Chronologically, the 86 pictures exhibited last week ranged from a portrait of a Russian nobleman by Borovikovsky (1757-1825) to Pinsk-born Nicolai Cikovsky's Landscape.

Many of the pictures came from Imperial Palaces; all were once the property of Russian aristocrats. Beyond their subject matter, however, there was nothing Russian about any of them. It was swart, hulking Peter the Great who unwittingly stifled the development of Russian painting. Disgusted with the barbarism of his own court, he made French the court language, sent Russian artists, most of whom were serfs, abroad to study, imported droves of Italian, German, French craftsmen. At least four Britons brought in were among the founders of Russian secular art: James Walker, John Augustus Atkinson, Edward Miles and Landscapist Richard Brompton.

Not until comparatively recent times did such painters as the late Leon Bakst and goat-bearded, mystic Nicolas Constantinovich Roerich attempt to start a really Russian school of painting, based on Russia's Byzantine iconographers.
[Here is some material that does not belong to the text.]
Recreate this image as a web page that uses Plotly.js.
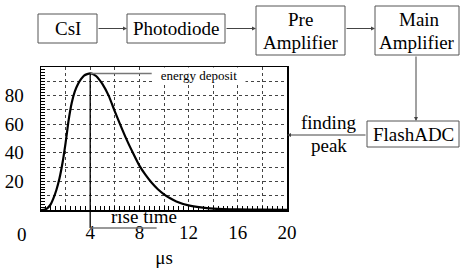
<!DOCTYPE html>
<html>
<head>
<meta charset="utf-8">
<script src="https://cdn.plot.ly/plotly-3.0.1.min.js"></script>
<style>html,body{margin:0;padding:0;background:#fff;}#chart{width:461px;height:269px;}</style>
</head>
<body>
<div id="chart"></div>
<script>
// ---- data ----
const timeUs = [0,0.25,0.5,0.75,1,1.25,1.5,1.75,2,2.25,2.5,2.75,3,3.25,3.5,3.75,4,4.25,4.5,4.75,5,5.5,6,6.5,7,7.5,8,8.5,9,9.5,10,10.5,11,12,13,14,16,18,20];
const amplitude = [0,0.2,1.2,3.5,8,14,22,33,47,63,75,83,88,91.5,94,95,95.5,95,93.5,91,88,80,69,58.5,48.5,39.5,31,24.5,19,14.5,11,8.2,6,3.2,1.8,1,0.4,0.2,0.1];
const xTickVals = [0,2,4,6,8,10,12,14,16,18,20];
const xTickText = ['','','4','','8','','12','','16','','20'];
const yTickVals = [0,10,20,30,40,50,60,70,80,90,100];
const yTickText = ['','','20','','40','','60','','80','',''];
const blocks = ['CsI','Photodiode','Pre','Amplifier','Main','Amplifier','FlashADC'];
const notes = ['energy deposit','rise time','finding','peak','0','μs'];
const peakTime = 4;

// ---- geometry helpers (pixels -> paper) ----
const W = 461, H = 269;
const L = 41, T = 67, PW = 246, PH = 143;
const px = v => (v - L) / PW;
const py = v => (T + PH - v) / PH;
const serif = 'Liberation Serif, serif';
const font19 = {family: serif, size: 19, color: '#000'};

const peakVal = Math.max(...amplitude);

const trace = {
  x: timeUs, y: amplitude, type: 'scatter', mode: 'lines',
  line: {color: '#000', width: 2.2, shape: 'spline', smoothing: 0.5},
  hoverinfo: 'skip', showlegend: false, cliponaxis: false
};

const boxLine = {color: '#555', width: 1};
function rect(x0, y0, x1, y1) {
  return {type: 'rect', xref: 'paper', yref: 'paper', x0: px(x0), x1: px(x1), y0: py(y1), y1: py(y0), line: boxLine, fillcolor: 'rgba(0,0,0,0)', layer: 'above'};
}
function label(text, cx, cy, f) {
  return {text: text, xref: 'paper', yref: 'paper', x: px(cx), y: py(cy), xanchor: 'center', yanchor: 'middle', showarrow: false, font: f || font19};
}
function arrow(x0, y0, x1, y1) {
  return {text: '', xref: 'paper', yref: 'paper', x: px(x1), y: py(y1), ax: x0 - x1, ay: y0 - y1, axref: 'pixel', ayref: 'pixel',
    showarrow: true, arrowhead: 2, arrowsize: 0.8, arrowwidth: 1, arrowcolor: '#444', standoff: 0, startstandoff: 0};
}

const shapes = [
  rect(38, 14, 97, 43),
  rect(127, 14, 225, 43),
  rect(256, 6, 345, 55),
  rect(375, 6, 459, 55),
  rect(367, 121, 459, 147),
  {type: 'line', xref: 'x', yref: 'y', x0: peakTime, x1: 9.0, y0: peakVal, y1: peakVal, line: {color: '#777', width: 1.5}, layer: 'above'},
  {type: 'line', xref: 'x', yref: 'paper', x0: peakTime, x1: peakTime, y0: peakVal / 100, y1: py(228), line: {color: '#000', width: 1.3}, layer: 'above'},
  {type: 'line', xref: 'x', yref: 'paper', x0: peakTime, x1: 9.4, y0: py(228), y1: py(228), line: {color: '#777', width: 1.5}, layer: 'above'}
];

const annotations = [
  label(blocks[0], 67.5, 28.5),
  label(blocks[1], 176, 28.5),
  label(blocks[2], 300.5, 20),
  label(blocks[3], 300.5, 42),
  label(blocks[4], 419, 20),
  label(blocks[5], 417, 42),
  label(blocks[6], 413, 134),
  arrow(97, 28.5, 127, 28.5),
  arrow(225, 28.5, 256, 28.5),
  arrow(345, 28.5, 375, 28.5),
  arrow(416, 55, 416, 121),
  arrow(367, 135, 287, 135),
  Object.assign(label(notes[0], 199, 75, {family: serif, size: 13, color: '#000'}), {bgcolor: '#fff', width: 92, height: 15, borderpad: 0}),
  label(notes[1], 143.5, 216),
  label(notes[2], 328, 122),
  label(notes[3], 329, 145),
  label(notes[4], 21.7, 234)
];

const layout = {
  width: W, height: H,
  margin: {l: L, r: W - L - PW, t: T, b: H - T - PH, pad: 0},
  paper_bgcolor: '#fff', plot_bgcolor: '#fff',
  showlegend: false,
  font: {family: serif, size: 19, color: '#000'},
  xaxis: {
    range: [0, 20], tickmode: 'array', tickvals: xTickVals, ticktext: xTickText,
    ticks: 'inside', ticklen: 4, tickcolor: '#000', tickwidth: 1,
    minor: {tickmode: 'linear', tick0: 0, dtick: 0.4, ticks: 'inside', ticklen: 4, tickcolor: '#000', showgrid: false},
    showgrid: true, gridcolor: '#444', gridwidth: 1, griddash: 'dot',
    showline: true, linecolor: '#000', linewidth: 1.5, mirror: true, zeroline: false,
    tickfont: font19, ticklabelstandoff: 5, automargin: false,
    title: {text: notes[5], font: font19, standoff: 8}
  },
  yaxis: {
    range: [0, 100], tickmode: 'array', tickvals: yTickVals, ticktext: yTickText,
    ticks: 'inside', ticklen: 4, tickcolor: '#000', tickwidth: 1,
    minor: {tickmode: 'linear', tick0: 0, dtick: 2, ticks: 'inside', ticklen: 4, tickcolor: '#000', showgrid: false},
    showgrid: true, gridcolor: '#444', gridwidth: 1, griddash: 'dot',
    showline: true, linecolor: '#000', linewidth: 1.5, mirror: true, zeroline: false,
    tickfont: font19, ticklabelstandoff: 12, automargin: false
  },
  shapes: shapes,
  annotations: annotations
};

Plotly.newPlot('chart', [trace], layout, {staticPlot: true, displayModeBar: false});
</script>
</body>
</html>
There were few examples of this at the Hammer Galleries. The sort of pictures that the Tsars and their friends liked were skillful paraphrases of British and French 19th Century portraits, sentimental landscapes, super-magazine illustrations. On view were five seascapes by Ivan Aivazovsky, a marine painter so beloved by Grand Dukes that they used to buy his pictures by the square inch, covering the canvas with 1,000 rouble notes.

If originality dismayed the Dukes, they did appreciate technical excellence. Typical is Professor A. Makovsky's amusing Posing for a Portrait (see cut). Longtime instructor in the St. Petersburg Academic Art School, able Illustrator Makovsky showed a pompous bourgeois merchant posing stiffly in a chair while his enthralled chambermaid and houseboy gape over a young artist's shoulder. Nicholas II found it delightful. The picture hung long in the Petrograd Winter Palace.